= Provided material =
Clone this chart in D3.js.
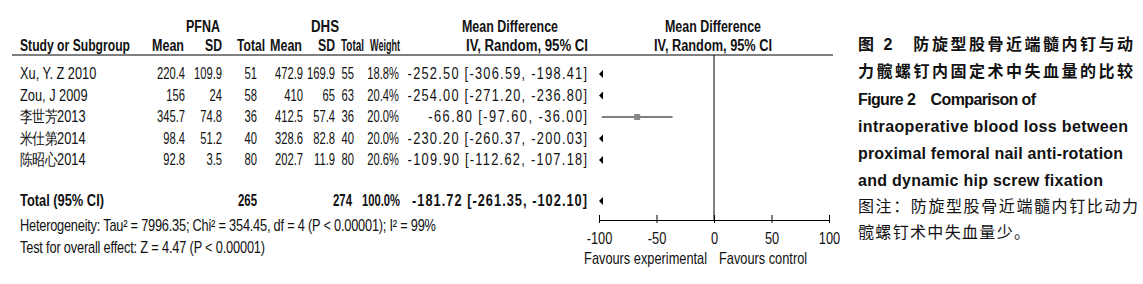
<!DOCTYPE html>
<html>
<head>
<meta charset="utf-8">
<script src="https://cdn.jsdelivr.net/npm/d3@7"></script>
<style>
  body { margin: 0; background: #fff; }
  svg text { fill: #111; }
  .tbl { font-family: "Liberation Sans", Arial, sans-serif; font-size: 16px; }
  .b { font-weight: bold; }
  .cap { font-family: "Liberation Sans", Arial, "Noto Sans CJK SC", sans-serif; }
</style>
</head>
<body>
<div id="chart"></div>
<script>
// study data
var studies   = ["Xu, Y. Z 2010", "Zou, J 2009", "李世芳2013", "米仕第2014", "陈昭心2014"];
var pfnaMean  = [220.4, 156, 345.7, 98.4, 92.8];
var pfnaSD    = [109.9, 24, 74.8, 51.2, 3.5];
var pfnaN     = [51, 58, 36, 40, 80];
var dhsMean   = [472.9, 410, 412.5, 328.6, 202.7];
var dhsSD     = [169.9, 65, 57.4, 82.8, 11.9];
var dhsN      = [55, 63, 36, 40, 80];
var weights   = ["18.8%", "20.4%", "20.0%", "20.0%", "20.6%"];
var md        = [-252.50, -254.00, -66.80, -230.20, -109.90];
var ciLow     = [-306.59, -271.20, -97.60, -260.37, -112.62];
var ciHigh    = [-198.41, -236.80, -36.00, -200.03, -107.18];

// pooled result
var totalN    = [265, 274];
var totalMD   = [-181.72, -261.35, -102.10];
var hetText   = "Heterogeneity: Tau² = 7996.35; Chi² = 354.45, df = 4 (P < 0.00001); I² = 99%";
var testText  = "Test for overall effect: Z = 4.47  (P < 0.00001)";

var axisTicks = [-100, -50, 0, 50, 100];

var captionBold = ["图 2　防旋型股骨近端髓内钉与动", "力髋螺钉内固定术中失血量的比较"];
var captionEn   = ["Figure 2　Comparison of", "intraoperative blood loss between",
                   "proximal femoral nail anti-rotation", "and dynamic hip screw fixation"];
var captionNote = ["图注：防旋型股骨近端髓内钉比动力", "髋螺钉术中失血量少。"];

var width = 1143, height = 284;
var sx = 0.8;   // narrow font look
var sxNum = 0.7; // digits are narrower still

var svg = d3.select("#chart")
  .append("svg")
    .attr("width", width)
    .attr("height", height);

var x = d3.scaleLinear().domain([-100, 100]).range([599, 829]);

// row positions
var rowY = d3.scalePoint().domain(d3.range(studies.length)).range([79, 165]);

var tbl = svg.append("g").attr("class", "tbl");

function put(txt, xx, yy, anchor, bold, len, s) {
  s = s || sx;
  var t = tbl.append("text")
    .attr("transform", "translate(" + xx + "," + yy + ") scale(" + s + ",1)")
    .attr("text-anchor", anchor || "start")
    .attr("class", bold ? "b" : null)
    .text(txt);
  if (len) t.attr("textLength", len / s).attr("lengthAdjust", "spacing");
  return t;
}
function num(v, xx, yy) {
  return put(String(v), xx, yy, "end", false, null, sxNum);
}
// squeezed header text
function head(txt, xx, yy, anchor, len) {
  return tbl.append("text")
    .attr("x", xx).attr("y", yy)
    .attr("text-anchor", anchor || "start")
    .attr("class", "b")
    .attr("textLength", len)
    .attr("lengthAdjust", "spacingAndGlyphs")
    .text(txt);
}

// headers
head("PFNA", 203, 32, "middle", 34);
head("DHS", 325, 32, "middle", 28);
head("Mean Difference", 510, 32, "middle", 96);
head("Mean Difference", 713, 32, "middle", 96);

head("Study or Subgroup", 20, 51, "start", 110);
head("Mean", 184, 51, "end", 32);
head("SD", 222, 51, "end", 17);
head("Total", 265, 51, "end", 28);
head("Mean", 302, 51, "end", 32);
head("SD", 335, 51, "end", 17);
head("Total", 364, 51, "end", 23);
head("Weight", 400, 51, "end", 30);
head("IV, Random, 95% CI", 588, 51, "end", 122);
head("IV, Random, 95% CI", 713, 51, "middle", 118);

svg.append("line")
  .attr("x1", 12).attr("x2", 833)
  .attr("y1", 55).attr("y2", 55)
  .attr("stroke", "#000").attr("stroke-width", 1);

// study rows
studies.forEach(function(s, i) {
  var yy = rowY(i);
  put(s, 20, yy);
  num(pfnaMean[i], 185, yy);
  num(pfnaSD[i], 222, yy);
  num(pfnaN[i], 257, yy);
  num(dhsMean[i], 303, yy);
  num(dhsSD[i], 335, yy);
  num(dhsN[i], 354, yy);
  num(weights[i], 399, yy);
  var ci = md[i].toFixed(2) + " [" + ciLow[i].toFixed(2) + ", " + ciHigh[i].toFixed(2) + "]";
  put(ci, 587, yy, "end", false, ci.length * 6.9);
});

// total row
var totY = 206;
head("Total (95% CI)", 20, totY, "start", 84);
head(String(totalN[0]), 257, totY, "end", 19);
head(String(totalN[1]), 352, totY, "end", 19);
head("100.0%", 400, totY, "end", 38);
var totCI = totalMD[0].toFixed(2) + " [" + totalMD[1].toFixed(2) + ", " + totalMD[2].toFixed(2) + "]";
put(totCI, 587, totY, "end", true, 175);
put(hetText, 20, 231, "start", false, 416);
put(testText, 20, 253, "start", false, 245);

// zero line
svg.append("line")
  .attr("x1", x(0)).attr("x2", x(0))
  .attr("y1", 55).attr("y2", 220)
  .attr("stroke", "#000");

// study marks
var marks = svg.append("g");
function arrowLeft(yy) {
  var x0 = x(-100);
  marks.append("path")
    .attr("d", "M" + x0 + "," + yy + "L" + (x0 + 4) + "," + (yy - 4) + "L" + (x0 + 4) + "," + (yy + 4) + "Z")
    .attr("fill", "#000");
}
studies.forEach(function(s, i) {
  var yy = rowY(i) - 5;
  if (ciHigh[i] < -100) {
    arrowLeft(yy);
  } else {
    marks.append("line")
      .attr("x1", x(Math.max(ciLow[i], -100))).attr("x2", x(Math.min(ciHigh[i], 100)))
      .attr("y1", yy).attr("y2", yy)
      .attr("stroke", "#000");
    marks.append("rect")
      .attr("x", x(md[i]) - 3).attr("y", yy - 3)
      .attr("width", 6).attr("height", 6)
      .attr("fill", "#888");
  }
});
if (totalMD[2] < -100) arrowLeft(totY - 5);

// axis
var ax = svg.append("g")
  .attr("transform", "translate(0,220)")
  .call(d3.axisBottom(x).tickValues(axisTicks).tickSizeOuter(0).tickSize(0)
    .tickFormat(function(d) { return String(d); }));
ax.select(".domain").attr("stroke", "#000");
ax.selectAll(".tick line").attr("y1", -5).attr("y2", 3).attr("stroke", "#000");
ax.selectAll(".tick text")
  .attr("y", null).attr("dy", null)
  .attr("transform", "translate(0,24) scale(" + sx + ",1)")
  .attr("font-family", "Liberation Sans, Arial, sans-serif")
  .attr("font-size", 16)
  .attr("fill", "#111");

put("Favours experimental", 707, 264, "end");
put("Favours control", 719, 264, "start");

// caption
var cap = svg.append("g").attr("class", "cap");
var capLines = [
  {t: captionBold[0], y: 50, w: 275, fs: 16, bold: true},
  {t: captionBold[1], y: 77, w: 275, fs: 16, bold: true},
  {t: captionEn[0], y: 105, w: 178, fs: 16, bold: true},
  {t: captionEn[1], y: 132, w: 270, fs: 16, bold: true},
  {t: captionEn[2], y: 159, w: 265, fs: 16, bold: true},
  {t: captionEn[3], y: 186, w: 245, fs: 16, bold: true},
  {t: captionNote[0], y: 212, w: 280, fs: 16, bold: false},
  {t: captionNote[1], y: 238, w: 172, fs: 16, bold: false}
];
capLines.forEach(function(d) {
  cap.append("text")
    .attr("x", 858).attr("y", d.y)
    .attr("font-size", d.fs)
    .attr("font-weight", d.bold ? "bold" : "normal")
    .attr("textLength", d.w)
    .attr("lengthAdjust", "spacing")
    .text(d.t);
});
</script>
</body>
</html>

= Task =
From the listing, copy each line containing the word "chart".

= Answer for this exercise =
Clone this chart in D3.js.
<div id="chart"></div>
var svg = d3.select("#chart")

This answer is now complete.